Stable Homology-Based Cycle Centrality Measures
John Rick D. Manzanares, Paul Samuel P. Ignacio
TL;DR
The paper addresses identifying influential cycles in weighted graphs by extending centrality to cycle generators via persistence and merge histories. It defines three monotone centrality functions $J_1,J_2,J_3$ that accumulate cycle persistence $P_{\\epsilon}(\\sigma)$ and merge information $M_r[\\sigma,\\epsilon]$ across filtrations, with stability bounds expressed through $p$-centrality norms and the bottleneck distance $d_B(D,D')$. The authors provide an algorithm for computing first-order and higher-order merge clusters and demonstrate robustness under perturbations, plus applications to fractal-like point clouds where centrality aligns with persistence and reveals additional structure.

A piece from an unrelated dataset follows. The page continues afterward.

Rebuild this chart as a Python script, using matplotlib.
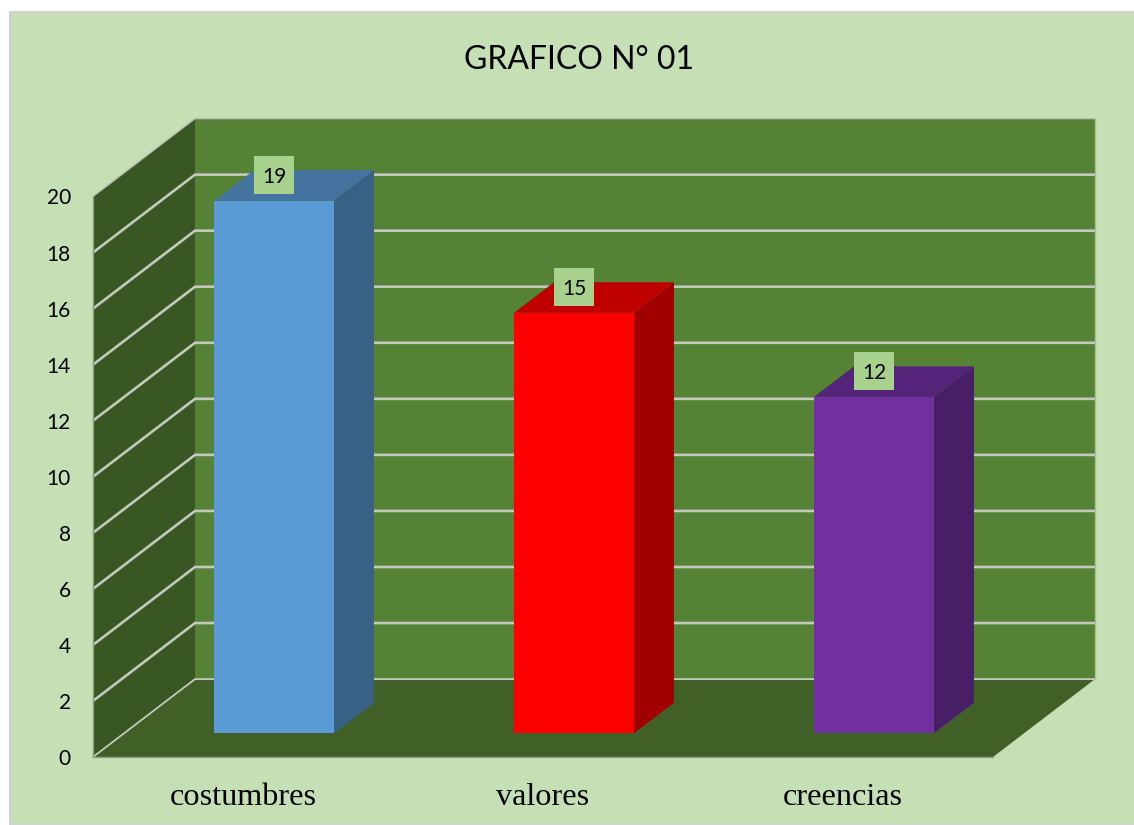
import matplotlib
matplotlib.use('Agg')
import matplotlib.pyplot as plt
from matplotlib.patches import Rectangle

categorias = ['costumbres', 'valores', 'creencias']
valores = [19, 15, 12]
eje_y = [0, 2, 4, 6, 8, 10, 12, 14, 16, 18, 20]

color_frente = ['#5B9BD5', '#FF0000', '#7030A0']
color_arriba = ['#44739F', '#C00000', '#54247A']
color_lado = ['#376286', '#A00000', '#481F67']

# depth of the walls and of the bars, in axis units
prof_x = 0.34
prof_y = 2.78
bar_x = 0.1333
bar_y = 1.09
bar_ancho = 0.4
bar_base = 0.85

fig = plt.figure(figsize=(11.34, 8.25), dpi=100, facecolor='white')

# light green panel
fig.patches.append(Rectangle((10 / 1134, 0), 1124 / 1134, 813 / 825, transform=fig.transFigure,
                             facecolor='#C5E0B4', edgecolor='#D2D2D2', linewidth=1.5, zorder=-1))

ax = fig.add_axes([93 / 1134, 68 / 825, 900 / 1134, 560.5 / 825])
ax.set_xlim(0, 3)
ax.set_ylim(0, 20)
ax.patch.set_visible(False)
for s in ax.spines.values():
    s.set_visible(False)

# walls and floor
ax.fill([prof_x, 3 + prof_x, 3 + prof_x, prof_x], [prof_y, prof_y, 20 + prof_y, 20 + prof_y],
        color='#568235', lw=0, clip_on=False, zorder=1)
ax.fill([0, prof_x, prof_x, 0], [0, prof_y, 20 + prof_y, 20],
        color='#385723', lw=0, clip_on=False, zorder=1)
ax.fill([0, 3, 3 + prof_x, prof_x], [0, 0, prof_y, prof_y],
        color='#406028', lw=0, clip_on=False, zorder=1)

# gridlines
for v in eje_y:
    ancho = 1.0 if v == 20 else (1.3 if v == 0 else 1.9)
    col = '#C4C9BE' if v != 20 else '#BDBDBD'
    ax.plot([0, prof_x, 3 + prof_x], [v, v + prof_y, v + prof_y], color=col, lw=ancho,
            clip_on=False, zorder=2, solid_joinstyle='miter')
ax.plot([3 + prof_x, 3 + prof_x], [prof_y, 20 + prof_y], color='#A9BC9B', lw=1, clip_on=False, zorder=2)
ax.plot([0, 0], [0, 20], color='#8A9A80', lw=1, clip_on=False, zorder=2)
ax.plot([0, 3], [0, 0], color='#8FA283', lw=1, clip_on=False, zorder=2)

# bars
for i, v in enumerate(valores):
    x0 = i + 0.5 - 0.0967
    x1 = x0 + bar_ancho
    y0 = bar_base
    y1 = bar_base + v
    ax.fill([x0, x1, x1 + bar_x, x0 + bar_x], [y1, y1, y1 + bar_y, y1 + bar_y],
            color=color_arriba[i], lw=0, clip_on=False, zorder=3)
    ax.fill([x1, x1 + bar_x, x1 + bar_x, x1], [y0, y0 + bar_y, y1 + bar_y, y1],
            color=color_lado[i], lw=0, clip_on=False, zorder=3)
    ax.bar(x0, v, width=bar_ancho, bottom=y0, align='edge', color=color_frente[i], lw=0, zorder=4)
    # value label
    cx = x0 + bar_ancho / 2
    cy = y1 + 0.93
    ax.add_patch(Rectangle((cx - 0.068, cy - 0.68), 0.136, 1.36, facecolor='#A9D18E',
                           edgecolor='none', clip_on=False, zorder=5))
    ax.text(cx, cy, str(v), ha='center', va='center_baseline', fontsize=15, family='Lato',
            color='black', zorder=6)

ax.set_yticks(eje_y)
ax.set_yticklabels([str(v) for v in eje_y], fontsize=15, family='Lato', color='black', va='center_baseline')
ax.set_xticks([0.5, 1.5, 2.5])
ax.set_xticklabels(categorias, fontsize=23.2, family='Liberation Serif', color='black')
ax.tick_params(axis='y', length=0, pad=16)
ax.tick_params(axis='x', length=0, pad=18.5)

fig.text(579 / 1134, 1 - 60 / 825, 'GRAFICO N° 01', ha='center', va='center', fontsize=23,
         family='Lato', color='black')

fig.savefig('out.png', dpi=100, facecolor='white')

The results suggest that homology-based cycle centrality offers a robust, multiscale descriptor that complements traditional persistence-based summaries and can enhance analysis of complex networks and spatial data.
Abstract
Network centrality measures play a crucial role in understanding graph structures, assessing the importance of nodes, paths, or cycles based on directed or reciprocal interactions encoded by vertices and edges. Estrada and Ross extended these measures to simplicial complexes to account for higher-order connections. In this work, we introduce novel centrality measures by leveraging algebraically-computable topological signatures of cycles and their homological persistence. We apply tools from algebraic topology to extract multiscale signatures within cycle spaces of weighted graphs, tracking homology generators persisting across a weight-induced filtration of simplicial complexes built over point clouds. This approach incorporates persistent signatures and merge information of homology classes along the filtration, quantifying cycle importance not only by geometric and topological significance but also by homological influence on other cycles. We demonstrate the stability of these measures under small perturbations using an appropriate metric to ensure robustness in practical applications. Finally, we apply these measures to fractal-like point clouds, revealing their capability to detect information consistent with, and possibly overlooked by, common topological summaries.